I hope by now that you’re getting a picture of what I was saying in the intro. For everything Anthem gets right, it gets two more wrong and the things its gets wrong are things that are often fundamental to the MMO shooter experience. I can’t check the loot I pick up until the end of the mission and I can’t equip it until I return to Fort Tarsis. Even though I’m in the overworld and can view the main map, I also can’t start a new quest without going back to Fort Tarsis. It never fully explains how things like combos work, leaving players to figure them out for themselves. I could go on and on. There are little design quirks like this all the way down.

The parts of Anthem that I like, I absolutely love. The parts of it that I don’t love, drive me mad. It has everything it needs to succeed, to be a world-class entry in a genre full of world-class content and the only thing stopping it from being so is itself.

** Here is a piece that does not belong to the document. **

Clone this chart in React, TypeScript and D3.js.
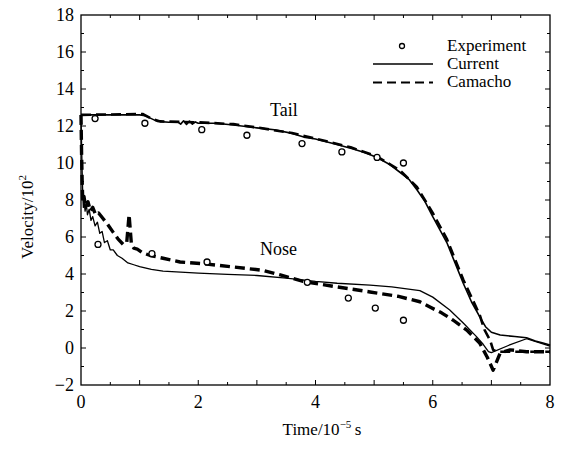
import React from "react";
import * as d3 from "d3";

type P = [number, number];

const xTicks = [0, 2, 4, 6, 8];
const yTicks = [-2, 0, 2, 4, 6, 8, 10, 12, 14, 16, 18];

const tailCurrent: P[] = [
  [0, 12.6], [0.5, 12.6], [1.0, 12.6], [1.1, 12.55], [1.2, 12.4], [1.3, 12.25], [1.5, 12.2],
  [1.65, 12.22], [1.7, 12.1], [1.75, 12.28], [1.8, 12.08], [1.85, 12.27], [1.9, 12.1], [1.95, 12.22],
  [2.0, 12.15], [2.3, 12.15], [2.6, 12.05], [3.0, 11.9], [3.3, 11.8], [3.6, 11.6], [3.8, 11.4],
  [4.0, 11.3], [4.3, 11.05], [4.6, 10.8], [4.85, 10.55], [5.05, 10.3], [5.25, 9.95], [5.44, 9.5],
  [5.6, 9.1], [5.73, 8.55], [5.87, 7.9], [6.0, 7.1], [6.12, 6.4], [6.24, 5.7], [6.38, 4.6],
  [6.52, 3.5], [6.66, 2.5], [6.8, 1.7], [6.9, 1.15], [7.0, 0.85], [7.15, 0.7], [7.4, 0.62],
  [7.6, 0.55], [7.75, 0.38], [7.88, 0.27], [8.0, 0.16],
];

const tailCamacho: P[] = [
  [0, 12.6], [1.05, 12.65], [1.2, 12.4], [1.35, 12.25], [2.0, 12.2], [2.6, 12.1], [3.0, 11.92],
  [3.6, 11.62], [4.0, 11.32], [4.6, 10.85], [5.05, 10.35], [5.44, 9.6], [5.73, 8.7], [6.0, 7.3],
  [6.24, 5.9], [6.52, 3.7], [6.8, 1.8], [6.88, 1.0], [6.98, 0.4], [7.03, -0.1], [7.1, -0.2],
  [8.0, -0.2],
];

const noseCurrent: P[] = [
  [0, 12.6], [0.01, 11.0], [0.02, 9.5], [0.03, 8.3], [0.04, 7.6], [0.05, 8.0], [0.07, 7.4],
  [0.09, 7.8], [0.11, 7.2], [0.14, 7.5], [0.17, 6.9], [0.2, 7.1], [0.24, 6.6], [0.28, 6.8],
  [0.32, 6.2], [0.36, 6.3], [0.4, 5.7], [0.45, 5.8], [0.5, 5.3], [0.55, 5.3], [0.62, 5.0],
  [0.7, 4.85], [0.8, 4.6], [0.9, 4.5], [1.0, 4.4], [1.2, 4.25], [1.4, 4.15], [1.7, 4.1],
  [2.0, 4.05], [2.5, 3.98], [3.0, 3.92], [3.5, 3.78], [4.0, 3.6], [4.37, 3.5], [4.93, 3.4],
  [5.3, 3.3], [5.78, 3.1], [6.0, 2.75], [6.29, 2.05], [6.52, 1.35], [6.75, 0.6], [6.86, 0.2],
  [6.95, -0.2], [7.0, -0.25], [7.3, 0.15], [7.6, 0.5], [7.8, 0.3], [8.0, 0.1],
];

const noseCamacho: P[] = [
  [0, 12.6], [0.01, 10.5], [0.02, 9.0], [0.03, 7.9], [0.05, 8.2], [0.08, 7.6], [0.12, 7.9],
  [0.16, 7.4], [0.2, 7.6], [0.25, 7.2], [0.3, 7.3], [0.375, 7.0], [0.45, 6.7], [0.55, 6.25],
  [0.63, 5.9], [0.72, 5.6], [0.78, 5.7], [0.82, 7.2], [0.86, 5.6], [0.9, 5.4], [0.96, 5.35],
  [1.05, 5.15], [1.18, 5.0], [1.4, 4.85], [1.69, 4.65], [2.1, 4.55], [2.54, 4.4], [3.1, 4.2],
  [3.4, 3.95], [3.79, 3.6], [4.37, 3.3], [4.93, 3.03], [5.4, 2.8], [5.78, 2.5], [5.96, 2.2],
  [6.15, 1.9], [6.35, 1.5], [6.58, 0.97], [6.8, 0.27], [6.93, -0.5], [7.03, -1.2], [7.15, -0.27],
  [7.32, -0.1], [7.6, -0.2], [8.0, -0.2],
];

const tailExperiment: P[] = [
  [0.24, 12.4], [1.09, 12.15], [2.06, 11.8], [2.83, 11.5], [3.77, 11.05], [4.45, 10.6],
  [5.05, 10.3], [5.5, 10.0],
];

const noseExperiment: P[] = [
  [0.29, 5.6], [1.21, 5.1], [2.15, 4.65], [3.86, 3.55], [4.56, 2.7], [5.02, 2.16], [5.5, 1.5],
];

const W = 565;
const H = 457;
const left = 81;
const right = 550;
const top = 15;
const bottom = 385;
const FONT = "Liberation Serif, Times New Roman, DejaVu Serif, serif";

export default function App() {
  const x = d3.scaleLinear().domain([0, 8]).range([left, right]);
  const y = d3.scaleLinear().domain([-2, 18]).range([bottom, top]);
  const line = d3
    .line<P>()
    .x((d) => x(d[0]))
    .y((d) => y(d[1]));

  const xMinor = d3.range(0.5, 8, 0.5);
  const yMinor = d3.range(-1, 18, 1);
  const ts = { fontFamily: FONT };

  return (
    <svg
      width={W}
      height={H}
      style={{ position: "absolute", left: 0, top: 0, background: "#fff", fontFamily: FONT }}
    >
      <rect x={0} y={0} width={W} height={H} fill="#fff" />
      {/* frame */}
      <rect x={left} y={top} width={right - left} height={bottom - top} fill="none" stroke="#000" strokeWidth={1.3} />
      {xMinor.map((t) => {
        const len = Number.isInteger(t) ? 5 : 3;
        return (
          <g key={"xt" + t}>
            <line x1={x(t)} x2={x(t)} y1={bottom} y2={bottom - len} stroke="#000" strokeWidth={1} />
            <line x1={x(t)} x2={x(t)} y1={top} y2={top + len} stroke="#000" strokeWidth={1} />
          </g>
        );
      })}
      {yMinor.map((v) => {
        const len = v % 2 === 0 ? 5 : 3;
        return (
          <g key={"yt" + v}>
            <line x1={left} x2={left + len} y1={y(v)} y2={y(v)} stroke="#000" strokeWidth={1} />
            <line x1={right} x2={right - len} y1={y(v)} y2={y(v)} stroke="#000" strokeWidth={1} />
          </g>
        );
      })}
      {xTicks.map((t) => (
        <text key={"xl" + t} x={x(t)} y={408} fontSize={18} textAnchor="middle" style={ts}>
          {t}
        </text>
      ))}
      {yTicks.map((v) => (
        <text key={"yl" + v} x={74} y={y(v) + 6} fontSize={18} textAnchor="end" style={ts}>
          {v < 0 ? "\u2212" + Math.abs(v) : v}
        </text>
      ))}
      <text x={322} y={435} fontSize={17} textAnchor="middle" style={ts}>
        Time/10
        <tspan fontSize={11} dy={-7}>
          {"\u22125"}
        </tspan>
        <tspan dy={7}>{"\u2009s"}</tspan>
      </text>
      <text transform={`translate(33,217) rotate(-90)`} fontSize={17} textAnchor="middle" style={ts}>
        Velocity/10
        <tspan fontSize={11} dy={-7}>
          2
        </tspan>
      </text>

      <g fill="none" stroke="#000" strokeLinejoin="round">
        <path d={line(noseCamacho) ?? ""} strokeWidth={3.4} strokeDasharray="10 5" />
        <path d={line(tailCamacho) ?? ""} strokeWidth={2.6} strokeDasharray="10 5" />
        <path d={line(noseCurrent) ?? ""} strokeWidth={1.3} />
        <path d={line(tailCurrent) ?? ""} strokeWidth={1.6} />
      </g>
      <g fill="#fff" stroke="#000" strokeWidth={1.3}>
        {[...tailExperiment, ...noseExperiment].map((d, i) => (
          <circle key={"e" + i} cx={x(d[0])} cy={y(d[1])} r={3} />
        ))}
      </g>

      <text x={270} y={116} fontSize={18} style={ts}>
        Tail
      </text>
      <text x={260} y={255} fontSize={18} style={ts}>
        Nose
      </text>

      <circle cx={402} cy={46} r={2.5} fill="#fff" stroke="#000" strokeWidth={1.3} />
      <line x1={373} x2={433} y1={64} y2={64} stroke="#000" strokeWidth={1.3} />
      <line x1={373} x2={433} y1={82.5} y2={82.5} stroke="#000" strokeWidth={2} strokeDasharray="9 5" />
      <text x={447} y={51} fontSize={17} style={ts}>
        Experiment
      </text>
      <text x={447} y={69} fontSize={17} style={ts}>
        Current
      </text>
      <text x={447} y={87} fontSize={17} style={ts}>
        Camacho
      </text>
    </svg>
  );
}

THREE AND A HALF STARS (OUT OF FIVE)

Highlights: Gorgeous visuals; Javelins are so cool; Fort Tarsis is vintage Bioware
Lowlights: Riddled with contradictory design choices; Long loads; Many bugs
Developer: Bioware
Publisher: Electronic Arts
Platforms: PlayStation 4, Xbox One, Windows PC
Available: Now

Review conducted on Windows PC with an EA Access code provided by the publisher.